E o maior poder político a que as agências de rating almejam neste momento tem um alvo claro: deixar o governo Obama refém e impedir a adoção de medidas mais severas e restritivas de regulação das atividades dessas empresas de classificação de risco, no âmbito da lei Dodd-Frank, aprovada pelo Congresso em 2010, que busca promover uma reforma regulatória do sistema financeiro para evitar a repetição dos abusos que levaram à crise de 2008.

“O rebaixamento da nota de risco dos Estados Unidos levantará a questão de se existe ou não uma tentativa de retaliação ou vingança pela administração Obama se houver agora um esforço por parte das instituições reguladoras do governo americano em implementar novas medidas regulatórias da atividade das agências de rating,” disse Joseph Mason, professor de Finanças da Louisiana State University e especialista do mercado de crédito.

Vingança ou não, o movimento por reformas das atividades de classificação de risco de crédito é real e é hoje o maior risco para os investidores que possuam as ações das agências de rating nas suas carteiras, na opinião de Appert, analista da Piper Jaffray. “O escrutínio regulatório sobre essas agências vai ser acirrado,” disse Appert. “O temor dos investidores é que o governo Obama passe a praticar o ‘bullying’ dessas agências de rating via medidas regulatórias.”

A crise de credibilidade que as três grandes agências de rating enfrentam decorre não apenas das críticas em relação ao rebaixamento dos Estados Unidos, mas também pela demora das agências de soar o alerta bem mais cedo quanto à deterioração na capacidade de pagamento da dívida pública pela Grécia, Portugal e Irlanda.
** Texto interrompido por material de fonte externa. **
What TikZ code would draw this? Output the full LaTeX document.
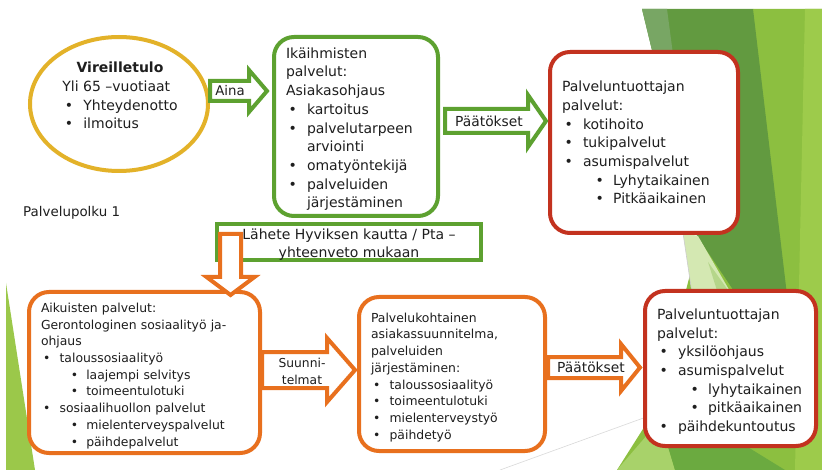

“Comprar as ações das agências de rating torna-se cada vez menos atraente à medida que a credibilidade delas é atacada,” disse Jeffrey Sica, presidente da Sica Wealth Management, administradora de recursos com US$ 1 bilhão sob gestão em Nova Jersey, Estados Unidos. “A verdade é que as agências de rating nunca mais terão o mesmo poder que elas tinham antes da crise de 2008.”